Wieso sind Sie und stimmen für eine Impfpflicht, obwohl die WHO und sich Wissenschaftler in einem offenen Brief gegen eine Impfpflicht aussprechen?
Werter Herr R.,
Sie haben auf meine Frage vom 29. August 2021 ausweichend geantwortet (Frage nach wissenschaftlichen Kriterien/Gründen). Nun haben Sie einer Impfpflicht für bestimmte Berufsgruppen zugestimmt, obwohl WHO (https://www.dw.com/en/who-vaccine-mandates-should-be-last-resort/a-600437) und Wissenschaftler in einem offenen Brief (https://tkp.at/2021/12/10/offener-brief-von-wissenschaftlern-gegen-impfpflicht/) sich gegen eine Impfpflicht aussprechen. Aufgrund welchen (rechtlichen und ethischen) Gründen haben sie sich gegen die Empfehlung der WHO und den Wissenschaftlern ausgesprochen und einer Impfpflicht zugestimmt?

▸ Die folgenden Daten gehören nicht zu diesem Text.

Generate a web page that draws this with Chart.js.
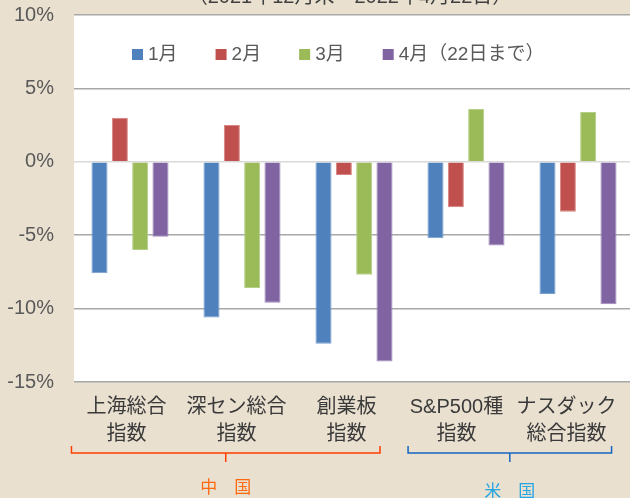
<!DOCTYPE html>
<html><head><meta charset="utf-8">
<script src="https://cdn.jsdelivr.net/npm/chart.js@4/dist/chart.umd.min.js"></script>
<style>
html,body{margin:0;padding:0;background:#E9E0D0;overflow:hidden;width:630px;height:498px}
canvas{display:block}
</style></head><body>
<canvas id="c" width="634" height="498"></canvas>
<script>
// ---- data ----
const categories = [['上海総合','指数'],['深セン総合','指数'],['創業板','指数'],['S&P500種','指数'],['ナスダック','総合指数']];
const seriesLabels = ['1月','2月','3月','4月（22日まで）'];
const jan = [-7.6, -10.6, -12.4, -5.2, -9.0];
const feb = [3.0, 2.5, -0.9, -3.1, -3.4];
const mar = [-6.0, -8.6, -7.7, 3.6, 3.4];
const apr = [-5.1, -9.6, -13.6, -5.7, -9.7];
const yTicks = [-15, -10, -5, 0, 5, 10];
const titleText = '（2021年12月末～2022年4月22日）';
const groupNames = ['中　国', '米　国'];
const groupRanges = [[0, 2], [3, 4]];

// ---- style ----
const colors = ['#4F81BD', '#C0504D', '#9BBB59', '#8064A2'];
const borders = ['#7A9FD0', '#D98482', '#B5CF86', '#A08BBD'];
const LATIN = '"Liberation Sans", Arial, "Noto Sans CJK JP", sans-serif';
const CJK = '"Liberation Sans", "Noto Sans CJK JP", sans-serif';
const groupStyle = [
  {from: -0.5, to: 2.305, line: '#FF3D00', text: '#FF6A10', ty: 487},
  {from: 2.56, to: 4.41, line: '#1565C0', text: '#27A6E2', ty: 491}
];

const deco = {
  id: 'deco',
  beforeDraw(chart) {
    const {ctx, chartArea: a} = chart;
    ctx.save();
    ctx.fillStyle = '#FFFFFF';
    ctx.fillRect(a.left, a.top, a.right - a.left, a.bottom - a.top);
    ctx.restore();
  },
  afterDraw(chart) {
    const ctx = chart.ctx;
    const xl = chart.scales.xl;
    ctx.save();
    // title (cut off at the top)
    ctx.font = '20px ' + CJK;
    ctx.fillStyle = '#404040';
    ctx.textAlign = 'center';
    ctx.textBaseline = 'alphabetic';
    ctx.fillText(titleText, 350, 3);
    // legend
    ctx.font = '19px ' + CJK;
    ctx.textAlign = 'left';
    ctx.textBaseline = 'middle';
    let x = 132;
    chart.data.datasets.forEach((ds, i) => {
      ctx.fillStyle = ds.backgroundColor;
      ctx.fillRect(x, 49, 11, 11);
      ctx.fillStyle = '#595959';
      ctx.fillText(ds.label, x + 16, 55);
      x += 16 + ctx.measureText(ds.label).width + 38;
    });
    // brackets and group names
    groupNames.forEach((name, g) => {
      const st = groupStyle[g];
      const L = xl.getPixelForValue(st.from);
      const R = xl.getPixelForValue(st.to);
      const C = (L + R) / 2;
      ctx.strokeStyle = st.line;
      ctx.lineWidth = 1.5;
      ctx.beginPath();
      ctx.moveTo(L, 446); ctx.lineTo(L, 453); ctx.lineTo(R, 453); ctx.lineTo(R, 446);
      ctx.moveTo(C, 453); ctx.lineTo(C, 462);
      ctx.stroke();
      ctx.fillStyle = st.text;
      ctx.font = '17px "Noto Sans CJK JP", sans-serif';
      ctx.textAlign = 'center';
      ctx.fillText(name, C, st.ty);
    });
    ctx.restore();
  }
};

new Chart(document.getElementById('c'), {
  type: 'bar',
  data: {
    labels: categories.map(c => c.join('')),
    datasets: [jan, feb, mar, apr].map((d, i) => ({
      label: seriesLabels[i],
      data: d,
      backgroundColor: colors[i],
      borderColor: borders[i],
      borderWidth: 1,
      categoryPercentage: 0.726,
      barPercentage: 0.79,
      xAxisID: 'x'
    }))
  },
  options: {
    responsive: false,
    animation: false,
    devicePixelRatio: 1,
    layout: {padding: {top: 15, left: 0, right: 0, bottom: 0}},
    plugins: {legend: {display: false}, tooltip: {enabled: false}, title: {display: false}},
    scales: {
      x: {type: 'category', display: false, offset: true},
      xl: {
        type: 'linear', position: 'bottom', min: -0.477, max: 4.614, bounds: 'data', offset: false,
        grid: {display: false, drawTicks: false, offset: false}, border: {display: false},
        afterBuildTicks: s => { s.ticks = categories.map((_, i) => ({value: i})); },
        afterFit: s => { s.height = 116; s.paddingLeft = 0; s.paddingRight = 0; },
        ticks: {
          padding: 12, autoSkip: false, maxRotation: 0, minRotation: 0,
          color: '#3A3A3A',
          font: {family: CJK, size: 20, lineHeight: 1.35},
          callback: v => categories[v]
        }
      },
      y: {
        min: -15, max: 10,
        afterBuildTicks: s => { s.ticks = yTicks.map(v => ({value: v})); },
        afterFit: s => { s.width = 74; s.paddingTop = 0; s.paddingBottom = 0; },
        grid: {
          color: c => (c.tick && c.tick.value === 0) ? '#D9D9D9' : '#A8A8A8',
          lineWidth: 1.5, drawTicks: false
        },
        border: {display: false},
        ticks: {padding: 20, color: '#595959', font: {family: LATIN, size: 20}, callback: v => v + '%'}
      }
    }
  },
  plugins: [deco]
});
</script>
</body></html>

Sie sind auch für eine allgemeine Impfpflicht (siehe Frage von Michael B. vom 25.08.2021). Welche Maßstäbe legen Sie für die Kriterien einer allgemeinen Gefahr für die Menschen durch Infektionskrankheiten an um eine allgemeine Impfpflicht zu rechtfertigen? Oder sind es vorwiegend ökonomische Gründe (Einsparungen im Gesundheits- und Pflegesystem)?
Grüße
Sehr geehrter Herr D.,
vielen Dank für Ihre Nachricht. Mir ist bekannt, dass es auch unter Wissenschaftlern unterschiedliche Auffassungen zu einer Impfpflicht gegen SARS-CoV-2 gibt. Zahlreiche Wissenschaftler, darunter auch die Nationale Akademie der Wissenschaften Leopoldina, haben sich jüngst für die stufenweise Einführung einer Impfpflicht ausgesprochen. Auch möchte ich klarstellen, dass sich die WHO nicht gegen eine Impfpflicht ausgesprochen hat. Vielmehr hat der WHO-Regionaldirektor für Europa deutlich gemacht, dass die Impfpflicht nur dann eingeführt werden sollte, wenn alle anderen Optionen zur Verbesserung der Impfaktivität ausgeschöpft sind. Die vergangenen Monate haben gezeigt, dass die zahlreichen Maßnahmen zur Steigerung der Impfquote an ihre Grenzen gestoßen sind, weshalb viele Bundestagsabgeordnete und auch ich eine stufenweise Impfpflicht nunmehr für gerechtfertigt halten.
Wenn wir im Deutschen Bundestag über die allgemeine Impfpflicht beraten, dann muss und wird der Schutz der Gesundheit und des Lebens aller Bürger im Zentrum der Debatte stehen. Eben diesen Schutz erreichen wir nach heutigem Kenntnisstand nur dann, wenn ein noch größerer Teil der Bevölkerung geimpft ist und somit ein Gemeinschaftsschutz erreicht wird. Damit ist zum einen der Schutz der Bevölkerung vor SARS-CoV-2 gemeint. Zum anderen ist aber auch der Schutz jener Menschen gemeint, die anderweitig erkrankt sind, aber im Falle einer Überforderung des Gesundheitssystems auf eine medizinische Behandlung warten müssen. Eine solche Entwicklung ist bereits jetzt zu beobachten, etwa die Aussetzung bzw. Verschiebung von sog. planbaren medizinischen Behandlungen. Auch ist es in den vergangenen Monaten dazu gekommen, dass intensivmedizinische Kapazitäten der nächstgelegenen Klinik aufgrund von SARS-CoV-2-Patienten erschöpft waren und Notfälle an einem entfernter gelegenen Ort behandelt werden mussten. Mit einer allgemeinen Impfpflicht würde der Staat solchen Entwicklungen entgegenwirken und käme der ihm unmittelbar aus Art. 2 Abs. 2 Satz 1 GG erwachsenden Schutzpflicht umfassend nach. Die nunmehr ins dritte Jahr gehende Pandemie hat uns eines verdeutlicht: Der Schutz der Gesundheit der Gesamtbevölkerung steht immer auch in unmittelbarem Zusammenhang mit dem Schutz des öffentlichen Gesundheitssystems vor einer Überlastung.
Eine allgemeine Impfpflicht eröffnet schließlich auch die Möglichkeit, der Bevölkerung ihre Freiheitsrechte zügig und vollumfassend zurückgeben zu können.